One or more files per request. Files that fail validation land in errors while valid files still process.

curl
curl -X POST https://docusift.co/api/v1/extract \
  -H "X-API-Key: ds_…" \
  -F "file=@invoice-1042.pdf"

# 202 Accepted
{
  "data": [
    {
      "id": "doc_01HZ…",
      "file_name": "invoice-1042.pdf",
      "mime_type": "application/pdf",
      "source": "api",
      "status": "uploaded"
    }
  ],
  "errors": []
}
node.js
import { readFileSync } from 'node:fs';

const form = new FormData();
form.set(
  'file',
  new Blob([readFileSync('invoice-1042.pdf')], { type: 'application/pdf' }),
  'invoice-1042.pdf',
);

const res = await fetch('https://docusift.co/api/v1/extract', {
  method: 'POST',
  headers: { 'X-API-Key': process.env.DOCUSIFT_API_KEY! },
  body: form,
});
const { data, errors } = await res.json();
const [doc] = data;
console.log(doc.id);

Poll for the result

Typical completion is a few seconds. Poll on 1s backing off to 5s, or skip polling entirely by registering a webhook.

curl
curl https://docusift.co/api/v1/extract/doc_01HZ… \
  -H "X-API-Key: ds_…"

# 200 OK
{
  "data": {
    "id": "doc_01HZ…",
    "file_name": "invoice-1042.pdf",
    "doc_type": "invoice",
    "status": "extracted",
    "classification_confidence": 0.99,
    "extraction_confidence": 0.96,
    "data": {
      "invoice_number": "INV-1042",
      "vendor_name": "Acme Co.",
      "total_amount": 1284.50,
      "currency": "USD",
      "line_items": [ /* … */ ]
    },
    "ocr": {
      "markdown": "# Invoice INV-1042\n\n...",
      "json": { "pages": [ { "page_number": 1, "words": [ /* … */ ] } ] }
    }
  }
}
node.js
const res = await fetch(
  `https://docusift.co/api/v1/extract/${id}`,
  { headers: { 'X-API-Key': process.env.DOCUSIFT_API_KEY! } },
);
const { data } = await res.json();

if (data.status === 'extracted' || data.status === 'approved') {
  // data.data holds the extracted fields
  console.log(data.data.invoice_number);
}

Response envelope

Every response wraps its payload in a data key.
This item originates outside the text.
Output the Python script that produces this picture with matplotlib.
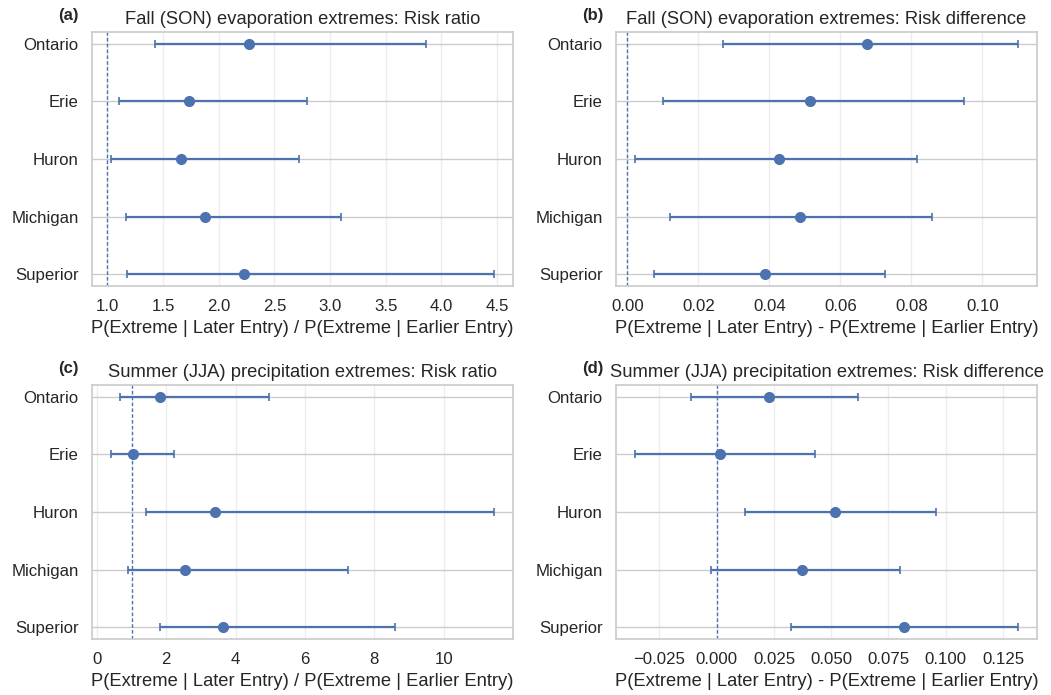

For a single document the shape is { data: {…fields} }; for collections it’s { data: [ … ], errors: [ … ] }. Extracted fields live under data.data.
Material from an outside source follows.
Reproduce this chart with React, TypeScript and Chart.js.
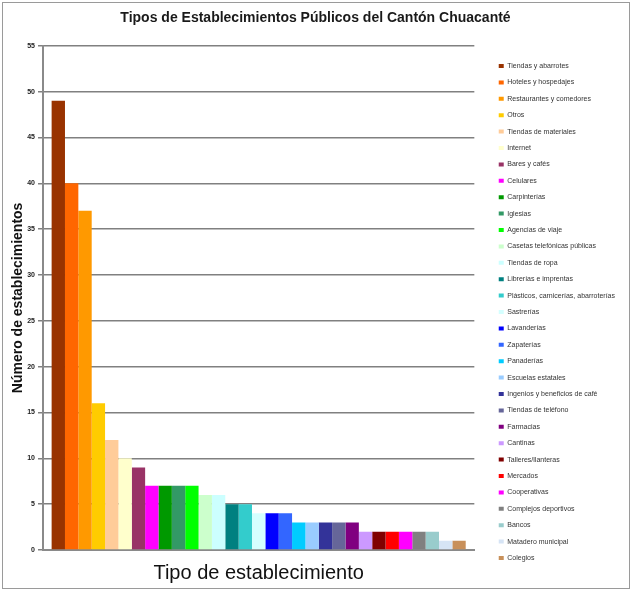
import React, { useEffect, useRef } from "react";
import { Chart, registerables } from "chart.js";

Chart.register(...registerables);

const chartTitle = "Tipos de Establecimientos Públicos del Cantón Chuacanté";
const yAxisTitle = "Número de establecimientos";
const xAxisTitle = "Tipo de establecimiento";

const categories = [
  "Tiendas y abarrotes",
  "Hoteles y hospedajes",
  "Restaurantes y comedores",
  "Otros",
  "Tiendas de materiales",
  "Internet",
  "Bares y cafés",
  "Celulares",
  "Carpinterías",
  "Iglesias",
  "Agencias de viaje",
  "Casetas telefónicas públicas",
  "Tiendas de ropa",
  "Librerías e imprentas",
  "Plásticos, carnicerías, abarroterías",
  "Sastrerías",
  "Lavanderías",
  "Zapaterías",
  "Panaderías",
  "Escuelas estatales",
  "Ingenios y beneficios de café",
  "Tiendas de teléfono",
  "Farmacias",
  "Cantinas",
  "Talleres/llanteras",
  "Mercados",
  "Cooperativas",
  "Complejos deportivos",
  "Bancos",
  "Matadero municipal",
  "Colegios",
];

const counts = [49, 40, 37, 16, 12, 10, 9, 7, 7, 7, 7, 6, 6, 5, 5, 4, 4, 4, 3, 3, 3, 3, 3, 2, 2, 2, 2, 2, 2, 1, 1];

const colors = [
  "#993300", "#FF6600", "#FF9900", "#FFCC00", "#FFCC99", "#FFFFCC",
  "#993366", "#FF00FF", "#009900", "#339966", "#00FF00", "#CCFFCC",
  "#CCFFFF", "#008080", "#33CCCC", "#D4FFFF", "#0000FF", "#3366FF",
  "#00CCFF", "#99CCFF", "#333399", "#666699", "#800080", "#CC99FF",
  "#800000", "#FF0000", "#FF00FF", "#808080", "#99CCCC", "#D6E4F5",
  "#C8905A",
];

const yTicks = { min: 0, max: 55, step: 5 };

const FONT = "'Liberation Sans', Arial, sans-serif";

// nudges the built-in legend and title, as in the original layout
const layoutOffsets = {
  id: "layoutOffsets",
  afterLayout(chart: any) {
    const l = chart.legend;
    if (l) {
      l.left += 15;
      l.right += 15;
      l.top += 19;
      l.bottom += 19;
    }
    const t = chart.titleBlock;
    if (t) {
      const dx = (chart.width / 2) - (t.left + t.right) / 2;
      t.left += dx;
      t.right += dx;
    }
  },
};

export default function App() {
  const ref = useRef<HTMLCanvasElement | null>(null);

  useEffect(() => {
    if (!ref.current) return;
    const chart = new Chart(ref.current, {
      type: "bar",
      data: {
        labels: [""],
        datasets: categories.map((name, i) => ({
          label: name,
          data: [counts[i]],
          backgroundColor: colors[i],
          borderWidth: 0,
          categoryPercentage: 0.96,
          barPercentage: 1,
        })),
      },
      options: {
        responsive: false,
        animation: false,
        layout: { padding: { left: 8, right: 21, top: 0, bottom: 3 } },
        plugins: {
          tooltip: { enabled: false },
          title: {
            display: true,
            text: chartTitle,
            color: "#1a1a1a",
            font: { family: FONT, size: 14, weight: "bold" },
            padding: { top: 10, bottom: 19 },
          },
          legend: {
            position: "right",
            align: "center",
            labels: {
              color: "#333",
              font: { family: FONT, size: 7 },
              boxWidth: 5,
              boxHeight: 4,
              padding: 9.4,
            },
          },
        },
        scales: {
          x: {
            type: "category",
            grid: { display: false },
            border: { color: "#8a8a8a", width: 2 },
            ticks: { display: false },
            title: {
              display: true,
              text: xAxisTitle,
              color: "#111",
              font: { family: FONT, size: 20 },
              padding: { top: 4, bottom: 1 },
            },
            afterFit: (s: any) => { s.height = 36; },
          },
          y: {
            min: yTicks.min,
            max: yTicks.max,
            ticks: {
              stepSize: yTicks.step,
              color: "#222",
              font: { family: FONT, size: 7, weight: "bold" },
              padding: 3,
            },
            grid: { color: "#808080", lineWidth: 1.5, tickLength: 5, drawTicks: true },
            border: { color: "#8a8a8a", width: 2 },
            title: {
              display: true,
              text: yAxisTitle,
              color: "#111",
              font: { family: FONT, size: 14, weight: "bold" },
              padding: { top: 2, bottom: 2 },
            },
            afterFit: (s: any) => { s.width = 35; },
          },
        },
      } as any,
      plugins: [layoutOffsets],
    });
    return () => chart.destroy();
  }, []);

  return (
    <div style={{ position: "absolute", left: 0, top: 0, width: 631, height: 589, background: "#fff" }}>
      <canvas ref={ref} width={631} height={589} style={{ display: "block" }} />
      <div
        style={{
          position: "absolute",
          left: 2,
          top: 2,
          width: 626,
          height: 585,
          border: "1px solid #9a9a9a",
          pointerEvents: "none",
        }}
      />
    </div>
  );
}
  • Status lifecycle: uploaded classifyingextracted / needs_reviewapproved.
  • Confidence: classification_confidence and extraction_confidence are both floats in [0, 1].
  • Timestamps: all timestamps are ISO-8601 UTC strings or null.

File support

MIME typeExtensionsMax size
application/pdf.pdf30 MB
image/jpeg.jpg, .jpeg30 MB
image/png.png30 MB
image/tiff.tif, .tiff30 MB

Scanned, native, handwritten, and multi-page documents all run through the same pipeline. Oversized or unsupported files appear in the errors array without blocking the rest of the batch.

Webhooks

Register a target URL in Settings → Integrations. We POST a signed JSON payload on document.processed with 3 retries on exponential backoff (60s, 5m, 15m).

example payload
POST https://your-app.example.com/webhooks/docusift
Content-Type: application/json
X-DocuSift-Event: document.processed
X-DocuSift-Signature: sha256=5e3a…b9f1

{
  "event": "document.processed",
  "timestamp": "2026-04-23T12:04:11.203Z",
  "data": {
    "id": "doc_01HZ…",
    "doc_type": "invoice",
    "status": "approved",
    "data": { /* same extracted fields */ }
  }
}

Verify the signature

The X-DocuSift-Signature header is an HMAC-SHA256 of the raw request body using your webhook secret. Always verify in constant time.

node.js
import { createHmac, timingSafeEqual } from 'node:crypto';

export function verifyDocuSiftSignature(
  rawBody: string,
  header: string,
  secret: string,
): boolean {
  const expected = 'sha256=' +
    createHmac('sha256', secret).update(rawBody).digest('hex');
  const a = Buffer.from(header);
  const b = Buffer.from(expected);
  return a.length === b.length && timingSafeEqual(a, b);
}

Error codes

Errors respond with a { detail: string } body and a status code from this table.

StatusMeaningWhat to do
400Malformed request body or missing fileCheck multipart encoding; retry with a valid file.
401Missing or invalid API keyConfirm X-API-Key. Keys revoke instantly.
404Document does not belong to the caller’s tenantCheck the id and the key’s tenant.
413File exceeds 30 MBDownscale, split, or compress the source.
415Unsupported MIME typeUpload one of pdf / jpeg / png / tiff.
429Per-key rate limit hitRespect Retry-After. Back off with jitter.
5xxTransient server errorRetry with exponential backoff; contact support if persistent.